DATA SEGMENT:
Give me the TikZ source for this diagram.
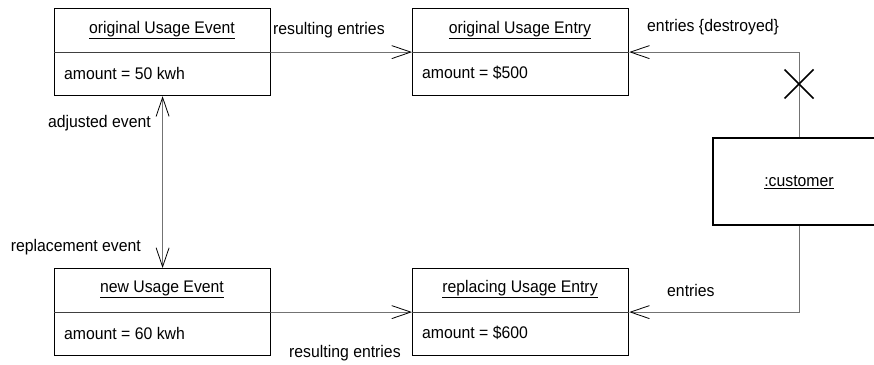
\documentclass[tikz,border=0pt]{standalone}
\usepackage{fontspec}
\setmainfont{Liberation Sans}[FakeStretch=0.94]
\usetikzlibrary{arrows.meta}
\begin{document}
\begin{tikzpicture}[x=1pt,y=-1pt,
  font=\fontsize{16.8}{20}\selectfont,
  box/.style={draw=black, line width=1.2pt, minimum width=216pt, minimum height=87pt, inner sep=0pt, anchor=north west},
  divider/.style={draw=black!75, line width=0.9pt},
  conn/.style={draw=black!55, line width=1pt},
  barb/.style={-{Straight Barb[length=19pt,width=13pt,line width=0.8pt,color=black]}},
  dbarb/.style={{Straight Barb[length=19pt,width=13pt,line width=0.8pt,color=black]}-{Straight Barb[length=19pt,width=13pt,line width=0.8pt,color=black]}},
  title/.style={inner sep=0pt, anchor=center},
  attr/.style={inner sep=0pt, anchor=west},
  lbl/.style={inner sep=0pt}]
\useasboundingbox (0,0) rectangle (874,364);
\clip (0,0) rectangle (874,364);
% boxes
\node[box] (oue) at (54,8) {};
\node[box] (oen) at (412,8) {};
\node[box] (nue) at (54,268) {};
\node[box] (ren) at (412,268) {};
\node[box, anchor=center, minimum width=172pt] (cust) at (799,181.5) {};
% dividers
\draw[divider] (oue.west) -- (oue.east);
\draw[divider] (oen.west) -- (oen.east);
\draw[divider] (nue.west) -- (nue.east);
\draw[divider] (ren.west) -- (ren.east);
% texts
\node[title] (oueT) at (162,30) {\underline{original Usage Event}};
\node[attr] (oueA) at (64,73) {amount = 50 kwh};
\node[title] (oenT) at (520,30) {\underline{original Usage Entry}};
\node[attr] (oenA) at (422,73) {amount = \$500};
\node[title] (nueT) at (162,289) {\underline{new Usage Event}};
\node[attr] (nueA) at (64,333) {amount = 60 kwh};
\node[title] (renT) at (520,289) {\underline{replacing Usage Entry}};
\node[attr] (renA) at (422,333) {amount = \$600};
\node[title] (custT) at (799,182) {\underline{:customer}};
% connector labels
\node[lbl, anchor=west] (l1) at (273,30) {resulting entries};
\node[lbl, anchor=west] (l2) at (647,27) {entries \{destroyed\}};
\node[lbl, anchor=west] (l3) at (667,290) {entries};
\node[lbl, anchor=west] (l4) at (289,353) {resulting entries};
\node[lbl, anchor=east] (l5) at (151,123) {adjusted event};
\node[lbl, anchor=east] (l6) at (141,247) {replacement event};
% connectors
\draw[conn, barb] (oue.east) -- (oen.west);
\draw[conn, barb] (nue.east) -- (ren.west);
\draw[conn, barb] (cust.north) |- (oen.east);
\draw[conn, barb] (cust.south) |- (ren.east);
\draw[conn, dbarb] (oue.south) -- (nue.north);
% destruction mark
\coordinate (xm) at (799,84);
\draw[black, line width=1.5pt] ([shift={(-14.5,-14.5)}]xm) -- ([shift={(14.5,14.5)}]xm);
\draw[black, line width=1.5pt] ([shift={(-14.5,14.5)}]xm) -- ([shift={(14.5,-14.5)}]xm);
\end{tikzpicture}
\end{document}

WORK INSTRUCTIONS: Reproduce all of the material above word for word. Omit the pictures.

EXPECTED ANSWER:
Give me the TikZ source for this diagram.
\documentclass[tikz,border=0pt]{standalone}
\usepackage{fontspec}
\setmainfont{Liberation Sans}[FakeStretch=0.94]
\usetikzlibrary{arrows.meta}
\begin{document}
\begin{tikzpicture}[x=1pt,y=-1pt,
  font=\fontsize{16.8}{20}\selectfont,
  box/.style={draw=black, line width=1.2pt, minimum width=216pt, minimum height=87pt, inner sep=0pt, anchor=north west},
  divider/.style={draw=black!75, line width=0.9pt},
  conn/.style={draw=black!55, line width=1pt},
  barb/.style={-{Straight Barb[length=19pt,width=13pt,line width=0.8pt,color=black]}},
  dbarb/.style={{Straight Barb[length=19pt,width=13pt,line width=0.8pt,color=black]}-{Straight Barb[length=19pt,width=13pt,line width=0.8pt,color=black]}},
  title/.style={inner sep=0pt, anchor=center},
  attr/.style={inner sep=0pt, anchor=west},
  lbl/.style={inner sep=0pt}]
\useasboundingbox (0,0) rectangle (874,364);
\clip (0,0) rectangle (874,364);
% boxes
\node[box] (oue) at (54,8) {};
\node[box] (oen) at (412,8) {};
\node[box] (nue) at (54,268) {};
\node[box] (ren) at (412,268) {};
\node[box, anchor=center, minimum width=172pt] (cust) at (799,181.5) {};
% dividers
\draw[divider] (oue.west) -- (oue.east);
\draw[divider] (oen.west) -- (oen.east);
\draw[divider] (nue.west) -- (nue.east);
\draw[divider] (ren.west) -- (ren.east);
% texts
\node[title] (oueT) at (162,30) {\underline{original Usage Event}};
\node[attr] (oueA) at (64,73) {amount = 50 kwh};
\node[title] (oenT) at (520,30) {\underline{original Usage Entry}};
\node[attr] (oenA) at (422,73) {amount = \$500};
\node[title] (nueT) at (162,289) {\underline{new Usage Event}};
\node[attr] (nueA) at (64,333) {amount = 60 kwh};
\node[title] (renT) at (520,289) {\underline{replacing Usage Entry}};
\node[attr] (renA) at (422,333) {amount = \$600};
\node[title] (custT) at (799,182) {\underline{:customer}};
% connector labels
\node[lbl, anchor=west] (l1) at (273,30) {resulting entries};
\node[lbl, anchor=west] (l2) at (647,27) {entries \{destroyed\}};
\node[lbl, anchor=west] (l3) at (667,290) {entries};
\node[lbl, anchor=west] (l4) at (289,353) {resulting entries};
\node[lbl, anchor=east] (l5) at (151,123) {adjusted event};
\node[lbl, anchor=east] (l6) at (141,247) {replacement event};
% connectors
\draw[conn, barb] (oue.east) -- (oen.west);
\draw[conn, barb] (nue.east) -- (ren.west);
\draw[conn, barb] (cust.north) |- (oen.east);
\draw[conn, barb] (cust.south) |- (ren.east);
\draw[conn, dbarb] (oue.south) -- (nue.north);
% destruction mark
\coordinate (xm) at (799,84);
\draw[black, line width=1.5pt] ([shift={(-14.5,-14.5)}]xm) -- ([shift={(14.5,14.5)}]xm);
\draw[black, line width=1.5pt] ([shift={(-14.5,14.5)}]xm) -- ([shift={(14.5,-14.5)}]xm);
\end{tikzpicture}
\end{document}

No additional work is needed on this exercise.